One of my favorite performers, Derren Brown, is finishing up a Broadway run of his stage show SECRET at the Cort Theater on 48th Street in Manhattan at the end of the month. It’s in essence the same show that he performed a year or two back at the Atlantic downtown, but in a somewhat larger venue. Having experienced it, it’s well worth the time and the money to attend if you happen to be in the City during that time period. But as Derren asks that no specifics about the show apart from its broad premise be revealed by theater-goers, this isn’t truly going to be a review.

For those who are unfamiliar, Derren Brown is a psychological illusionist, a mentalist. In essence, he reads minds and incepts thoughts and uses those abilities to bring off a series of miraculous and gobsmacking feats of telepathy. What he does has its basis in traditional stage magic but he brings both a wonderful sense of personal performance (for virtually all of the show, there are no sets and limited props–it’s simply Derren standing there on an otherwise empty stage) and an involving sense of audience participation. He also comes at all of this with a particular point of view: he’s very up front about the fact that what he’s doing relies on trickery, and that he possesses no extraordinary abilities for all that it will seem at certain points as though he does. Rather, his narrative is all about how we go about our daily lives editing te input from the world around us into stories that help us to make sense of it all, and he uses the audience’s natural tendency towards such self-editing to control what they see and how they see it.

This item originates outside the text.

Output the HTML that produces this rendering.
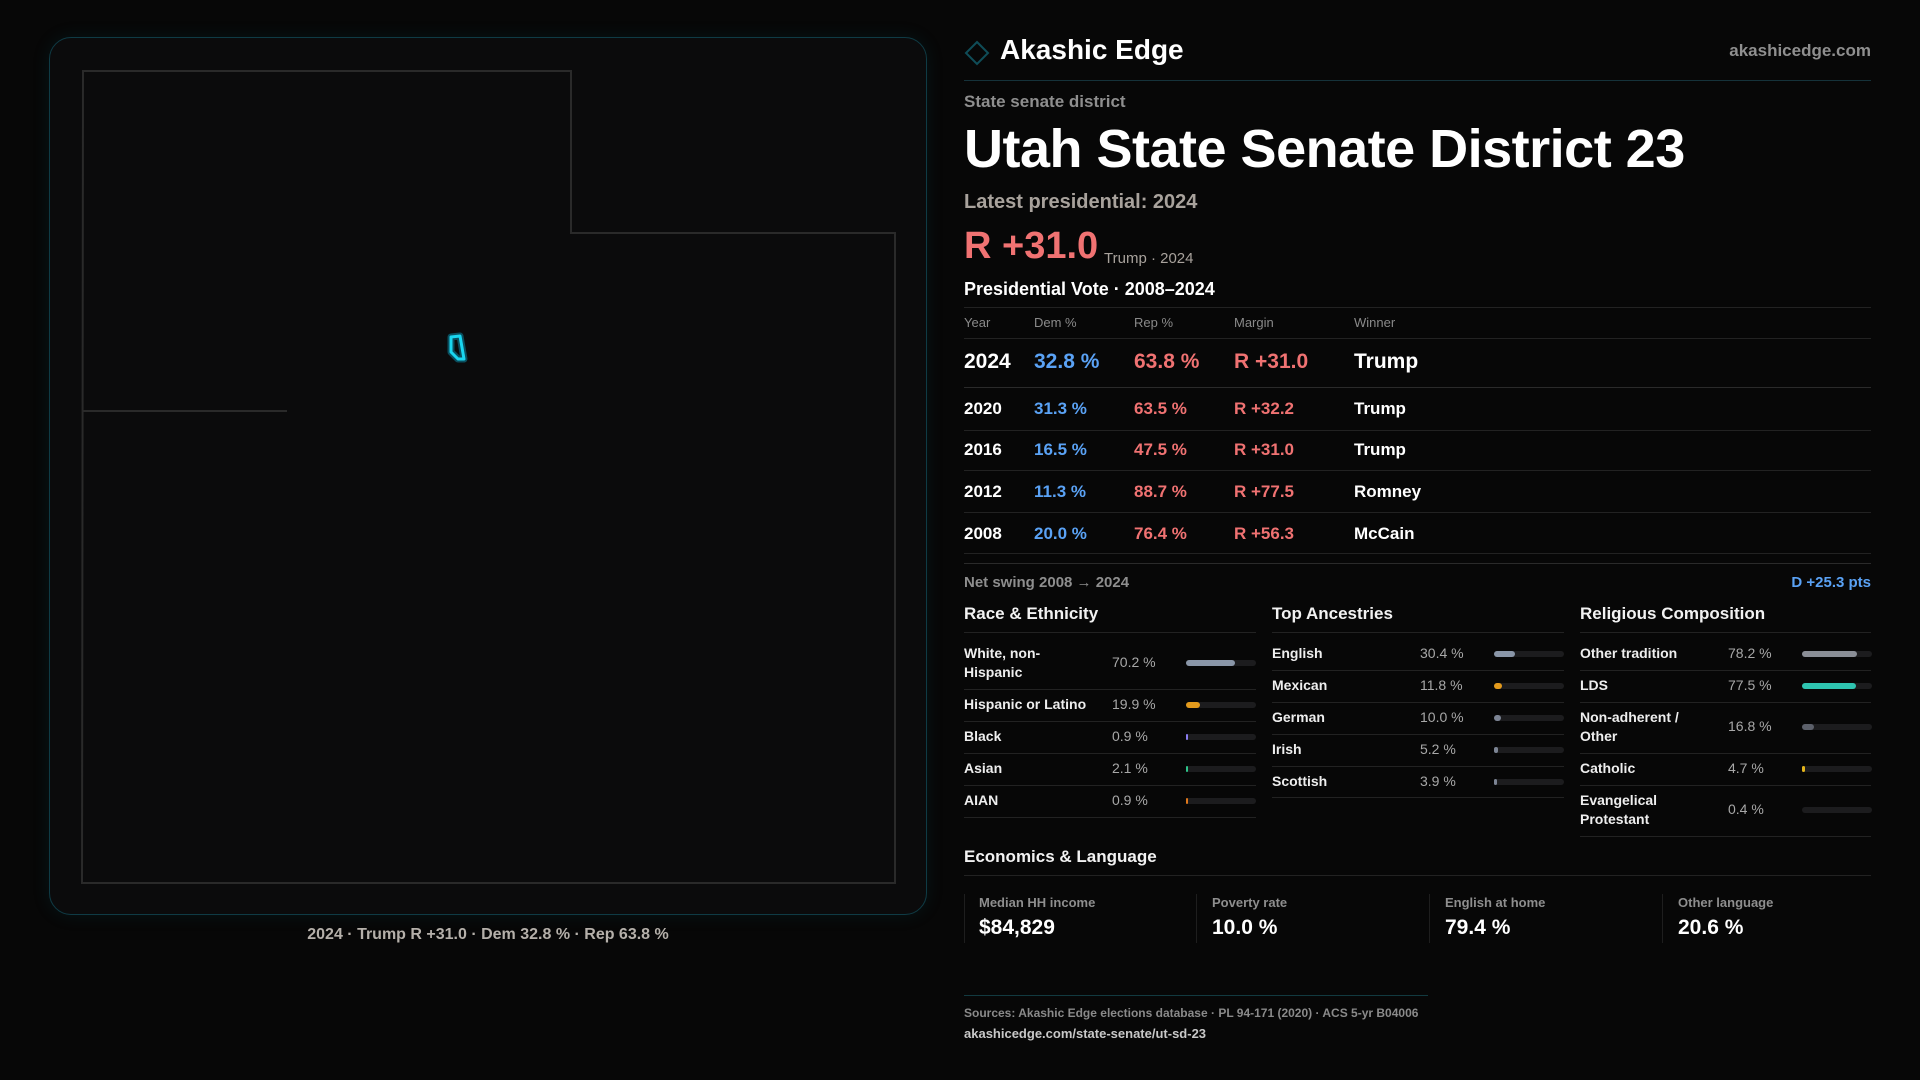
<!DOCTYPE html>
<html><head><meta charset="utf-8"><style>
*{margin:0;padding:0;box-sizing:border-box}
body{width:1920px;height:1080px;background:#070707;font-family:"Liberation Sans",sans-serif;color:#fff;position:relative;overflow:hidden}
.a{position:absolute;white-space:nowrap}
.g{color:#9a9a9a}
.line{position:absolute;height:1px;background:#222}
.sec{font-size:17px;font-weight:bold;color:#f2f2f2}
.lab{font-size:14px;font-weight:bold;color:#eee;line-height:19px}
.val{font-size:14px;color:#a8a8a8}
.bar{position:absolute;height:6px;border-radius:3px;background:#1c1c1e;width:70px}
.bar i{position:absolute;left:0;top:0;height:6px;border-radius:3px}
.red{color:#f07272}.blue{color:#5aa2f5}
</style></head><body>
<div class="a" style="left:49px;top:37px;width:878px;height:878px;border:1px solid #0f3b45;border-radius:22px;background:#0b0b0c;box-shadow:0 0 18px rgba(0,120,140,0.12)"></div>
<svg class="a" style="left:0;top:0" width="960" height="960">
<path d="M83 71 L571 71 L571 233 L895 233 L895 883 L82 883 Z" fill="none" stroke="#2a2a2a" stroke-width="2"/>
<path d="M82 411 L287 411" stroke="#2a2a2a" stroke-width="2"/>
<path d="M451 337 L460 336 L464 359 L458 359 L451 352 Z" fill="none" stroke="#0a4e5e" stroke-width="7" stroke-linejoin="round"/>
<path d="M451 337 L460 336 L464 359 L458 359 L451 352 Z" fill="none" stroke="#19d6f0" stroke-width="3" stroke-linejoin="round"/>
</svg>
<div class="a" style="left:49px;width:878px;top:926px;text-align:center;font-size:16px;font-weight:bold;color:#b5b0aa">2024 · Trump R +31.0 · Dem 32.8 % · Rep 63.8 %</div>

<svg class="a" style="left:964px;top:40px" width="26" height="26"><path d="M13 2 L24 13 L13 24 L2 13 Z" fill="none" stroke="#0f4d58" stroke-width="2"/></svg>
<div class="a" style="left:1000px;top:34px;font-size:28px;font-weight:bold;color:#fff">Akashic Edge</div>
<div class="a g" style="right:49px;top:41px;font-size:17px;font-weight:bold;color:#8f8f8f">akashicedge.com</div>
<div class="line" style="left:964px;width:907px;top:80px;background:#15323a"></div>
<div class="a" style="left:964px;top:92px;font-size:17px;font-weight:bold;color:#8e8e8e">State senate district</div>
<div class="a" style="left:964px;top:118px;font-size:54px;font-weight:bold;letter-spacing:-0.5px;color:#fff">Utah State Senate District 23</div>
<div class="a" style="left:964px;top:191px;font-size:20px;font-weight:bold;color:#a8a29c">Latest presidential: 2024</div>
<div class="a red" style="left:964px;top:225px;font-size:38px;font-weight:bold">R +31.0</div>
<div class="a" style="left:1104px;top:250px;font-size:15px;color:#a8a29c">Trump · 2024</div>
<div class="a" style="left:964px;top:279px;font-size:18px;font-weight:bold;color:#fff">Presidential Vote · 2008–2024</div>
<div class="line" style="left:964px;width:907px;top:307px"></div>
<div class="a" style="left:964px;top:315px;font-size:13px;color:#8a8a8a">Year</div>
<div class="a" style="left:1034px;top:315px;font-size:13px;color:#8a8a8a">Dem %</div>
<div class="a" style="left:1134px;top:315px;font-size:13px;color:#8a8a8a">Rep %</div>
<div class="a" style="left:1234px;top:315px;font-size:13px;color:#8a8a8a">Margin</div>
<div class="a" style="left:1354px;top:315px;font-size:13px;color:#8a8a8a">Winner</div>
<div class="line" style="left:964px;width:907px;top:338px"></div>
<div style="position:absolute;left:964px;top:350px;font-size:21px;font-weight:bold;white-space:nowrap">
<span class="a" style="left:0">2024</span><span class="a blue" style="left:70px">32.8 %</span><span class="a red" style="left:170px">63.8 %</span><span class="a red" style="left:270px">R +31.0</span><span class="a" style="left:390px">Trump</span></div>
<div class="line" style="left:964px;width:907px;top:387px;background:#2a2a2a"></div>
<div style="position:absolute;left:964px;top:399px;font-size:17px;font-weight:bold"><span class="a" style="left:0">2020</span><span class="a blue" style="left:70px">31.3 %</span><span class="a red" style="left:170px">63.5 %</span><span class="a red" style="left:270px">R +32.2</span><span class="a" style="left:390px">Trump</span></div>
<div class="line" style="left:964px;width:907px;top:430px"></div>
<div style="position:absolute;left:964px;top:440px;font-size:17px;font-weight:bold"><span class="a" style="left:0">2016</span><span class="a blue" style="left:70px">16.5 %</span><span class="a red" style="left:170px">47.5 %</span><span class="a red" style="left:270px">R +31.0</span><span class="a" style="left:390px">Trump</span></div>
<div class="line" style="left:964px;width:907px;top:470px"></div>
<div style="position:absolute;left:964px;top:482px;font-size:17px;font-weight:bold"><span class="a" style="left:0">2012</span><span class="a blue" style="left:70px">11.3 %</span><span class="a red" style="left:170px">88.7 %</span><span class="a red" style="left:270px">R +77.5</span><span class="a" style="left:390px">Romney</span></div>
<div class="line" style="left:964px;width:907px;top:512px"></div>
<div style="position:absolute;left:964px;top:524px;font-size:17px;font-weight:bold"><span class="a" style="left:0">2008</span><span class="a blue" style="left:70px">20.0 %</span><span class="a red" style="left:170px">76.4 %</span><span class="a red" style="left:270px">R +56.3</span><span class="a" style="left:390px">McCain</span></div>
<div class="line" style="left:964px;width:907px;top:553px"></div>
<div class="line" style="left:964px;width:907px;top:563px;background:#2a2a2a"></div>
<div class="a" style="left:964px;top:574px;font-size:15px;font-weight:bold;color:#8e8e8e">Net swing 2008 → 2024</div>
<div class="a blue" style="right:49px;top:574px;font-size:15px;font-weight:bold">D +25.3 pts</div>

<div class="a sec" style="left:964px;top:604px">Race &amp; Ethnicity</div>
<div class="a sec" style="left:1272px;top:604px">Top Ancestries</div>
<div class="a sec" style="left:1580px;top:604px">Religious Composition</div>

<div class="line" style="left:964px;width:292px;top:632px"></div>
<div class="a lab" style="left:964px;top:644px">White, non-<br>Hispanic</div><div class="a val" style="left:1112px;top:654px">70.2 %</div><div class="bar" style="left:1186px;top:660px"><i style="width:49px;background:#8a96a8"></i></div>
<div class="line" style="left:964px;width:292px;top:689px"></div>
<div class="a lab" style="left:964px;top:695px">Hispanic or Latino</div><div class="a val" style="left:1112px;top:696px">19.9 %</div><div class="bar" style="left:1186px;top:702px"><i style="width:14px;background:#e39a1c"></i></div>
<div class="line" style="left:964px;width:292px;top:721px"></div>
<div class="a lab" style="left:964px;top:727px">Black</div><div class="a val" style="left:1112px;top:728px">0.9 %</div><div class="bar" style="left:1186px;top:734px"><i style="width:2px;background:#8a7cf0"></i></div>
<div class="line" style="left:964px;width:292px;top:753px"></div>
<div class="a lab" style="left:964px;top:759px">Asian</div><div class="a val" style="left:1112px;top:760px">2.1 %</div><div class="bar" style="left:1186px;top:766px"><i style="width:2px;background:#2ec48a"></i></div>
<div class="line" style="left:964px;width:292px;top:785px"></div>
<div class="a lab" style="left:964px;top:791px">AIAN</div><div class="a val" style="left:1112px;top:792px">0.9 %</div><div class="bar" style="left:1186px;top:798px"><i style="width:2px;background:#e0781c"></i></div>
<div class="line" style="left:964px;width:292px;top:817px"></div>

<div class="line" style="left:1272px;width:292px;top:632px"></div>
<div class="a lab" style="left:1272px;top:644px">English</div><div class="a val" style="left:1420px;top:645px">30.4 %</div><div class="bar" style="left:1494px;top:651px"><i style="width:21px;background:#8a96a8"></i></div>
<div class="line" style="left:1272px;width:292px;top:670px"></div>
<div class="a lab" style="left:1272px;top:676px">Mexican</div><div class="a val" style="left:1420px;top:677px">11.8 %</div><div class="bar" style="left:1494px;top:683px"><i style="width:8px;background:#e39a1c"></i></div>
<div class="line" style="left:1272px;width:292px;top:702px"></div>
<div class="a lab" style="left:1272px;top:708px">German</div><div class="a val" style="left:1420px;top:709px">10.0 %</div><div class="bar" style="left:1494px;top:715px"><i style="width:7px;background:#7c8494"></i></div>
<div class="line" style="left:1272px;width:292px;top:734px"></div>
<div class="a lab" style="left:1272px;top:740px">Irish</div><div class="a val" style="left:1420px;top:741px">5.2 %</div><div class="bar" style="left:1494px;top:747px"><i style="width:4px;background:#7c8494"></i></div>
<div class="line" style="left:1272px;width:292px;top:766px"></div>
<div class="a lab" style="left:1272px;top:772px">Scottish</div><div class="a val" style="left:1420px;top:773px">3.9 %</div><div class="bar" style="left:1494px;top:779px"><i style="width:3px;background:#7c8494"></i></div>
<div class="line" style="left:1272px;width:292px;top:797px"></div>

<div class="line" style="left:1580px;width:291px;top:632px"></div>
<div class="a lab" style="left:1580px;top:644px">Other tradition</div><div class="a val" style="left:1728px;top:645px">78.2 %</div><div class="bar" style="left:1802px;top:651px"><i style="width:55px;background:#8a8e96"></i></div>
<div class="line" style="left:1580px;width:291px;top:670px"></div>
<div class="a lab" style="left:1580px;top:676px">LDS</div><div class="a val" style="left:1728px;top:677px">77.5 %</div><div class="bar" style="left:1802px;top:683px"><i style="width:54px;background:#2ec4b0"></i></div>
<div class="line" style="left:1580px;width:291px;top:702px"></div>
<div class="a lab" style="left:1580px;top:708px">Non-adherent /<br>Other</div><div class="a val" style="left:1728px;top:718px">16.8 %</div><div class="bar" style="left:1802px;top:724px"><i style="width:12px;background:#5c606a"></i></div>
<div class="line" style="left:1580px;width:291px;top:753px"></div>
<div class="a lab" style="left:1580px;top:759px">Catholic</div><div class="a val" style="left:1728px;top:760px">4.7 %</div><div class="bar" style="left:1802px;top:766px"><i style="width:3px;background:#e3b41c"></i></div>
<div class="line" style="left:1580px;width:291px;top:785px"></div>
<div class="a lab" style="left:1580px;top:791px">Evangelical<br>Protestant</div><div class="a val" style="left:1728px;top:801px">0.4 %</div><div class="bar" style="left:1802px;top:807px"></div>
<div class="line" style="left:1580px;width:291px;top:836px"></div>

<div class="a sec" style="left:964px;top:847px">Economics &amp; Language</div>
<div class="line" style="left:964px;width:907px;top:875px"></div>
<div class="a" style="left:964px;top:894px;width:1px;height:49px;background:#1e1e1e"></div>
<div class="a" style="left:1196px;top:894px;width:1px;height:49px;background:#1e1e1e"></div>
<div class="a" style="left:1429px;top:894px;width:1px;height:49px;background:#1e1e1e"></div>
<div class="a" style="left:1662px;top:894px;width:1px;height:49px;background:#1e1e1e"></div>
<div class="a" style="left:979px;top:895px;font-size:13px;font-weight:bold;color:#8e8e8e">Median HH income</div>
<div class="a" style="left:979px;top:916px;font-size:21px;font-weight:bold">$84,829</div>
<div class="a" style="left:1212px;top:895px;font-size:13px;font-weight:bold;color:#8e8e8e">Poverty rate</div>
<div class="a" style="left:1212px;top:916px;font-size:21px;font-weight:bold">10.0 %</div>
<div class="a" style="left:1445px;top:895px;font-size:13px;font-weight:bold;color:#8e8e8e">English at home</div>
<div class="a" style="left:1445px;top:916px;font-size:21px;font-weight:bold">79.4 %</div>
<div class="a" style="left:1678px;top:895px;font-size:13px;font-weight:bold;color:#8e8e8e">Other language</div>
<div class="a" style="left:1678px;top:916px;font-size:21px;font-weight:bold">20.6 %</div>

<div class="line" style="left:964px;width:464px;top:995px;background:#123a40"></div>
<div class="a" style="left:964px;top:1006px;font-size:12px;font-weight:bold;color:#8a8a8a">Sources: Akashic Edge elections database · PL 94-171 (2020) · ACS 5-yr B04006</div>
<div class="a" style="left:964px;top:1026px;font-size:13px;font-weight:bold;color:#c8c8c8">akashicedge.com/state-senate/ut-sd-23</div>
</body></html>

I first became aware of Derren Brown a decade or so ago, when Syfy began airing a six-episode compilation of his first UK television series Mind Control. From there, I sought out everything else that was available on the man–while he’s still relatively unknown in the United States, he’s a well-recognized figure in the UK where he resides, so there was plenty of material to draw from. He had gained some notoriety from a television special in which he played Russian Roulette live–in recent years, his work has moved away from such directly outlandish stunts into more nuanced works that bring his skills to bear on the lives of ordinary people, giving them extraordinary experiences, both good and bad.
This trend began in 2006 with The Heist in which Brown created an immersive Truman Show-like environment over a period of days in order to condition four separate people to attempt to rob an armored car. It was mesmerizing television. This was followed up with the much more benign Hero At 30,000 Feet in which Brown used those selfsame skills to inspire an unconfident and withdrawn man into volunteering for an act of heroism: landing an aircraft whose pilot had been stricken. From there, he expanded this repertoire: he created a simulated zombie apocalypse to help show a man the value of the life he had, turned a group of pensioners into an Ocean’s 11-style crew to undertake the theft of a painting from an art exhibition, and devised a scenario to test the question of whether an upstanding individual could be coerced by circumstances into pushing another person off a rooftop to their death. While I enjoy Derren’s stage mentalism and straightforward showmanship, it’s these productions that I enjoy the most of his work.
From the start, Brown has been emphatic that he uses neither actors nor stooges (plants) in his productions, and I take him at his word. Rather, he claims to achieve all of his results through a mix of magic (traditional stage magic, not actual sorcery), suggestion, psychology, misdirection and showmanship. And this is all true. His real skill is in leading you to think that he’s doing one thing (or, in some instances, two things) when in reality he is getting is result in an entirely different manner. But he tells you that he’s going to lie to you, so it’s all a part of the sport. Having seen SECRET three times between its run at the Atlantic and its current engagement at the Cort, what is perhaps most amazing is the manner in which he is able to make events that happen every night appear to be spontaneous and unrehearsed.
Three of Derren’s specials are available on Netflix right now, including his latest, Sacrifice, in which he connives to make a man opposed to illegal immigration take a bullet for an undocumented worker. He’s also got a page set up on YouTube at https://www.youtube.com/user/OfficialDerren/videos where a repository of his past work can be found. It’s a dangerous rabbit hole to fall down, let me warn you, as it can be both mystifying and addictive, and you’ll find yourself spending hours watching Derren manipulate people in the most outlandish of ways.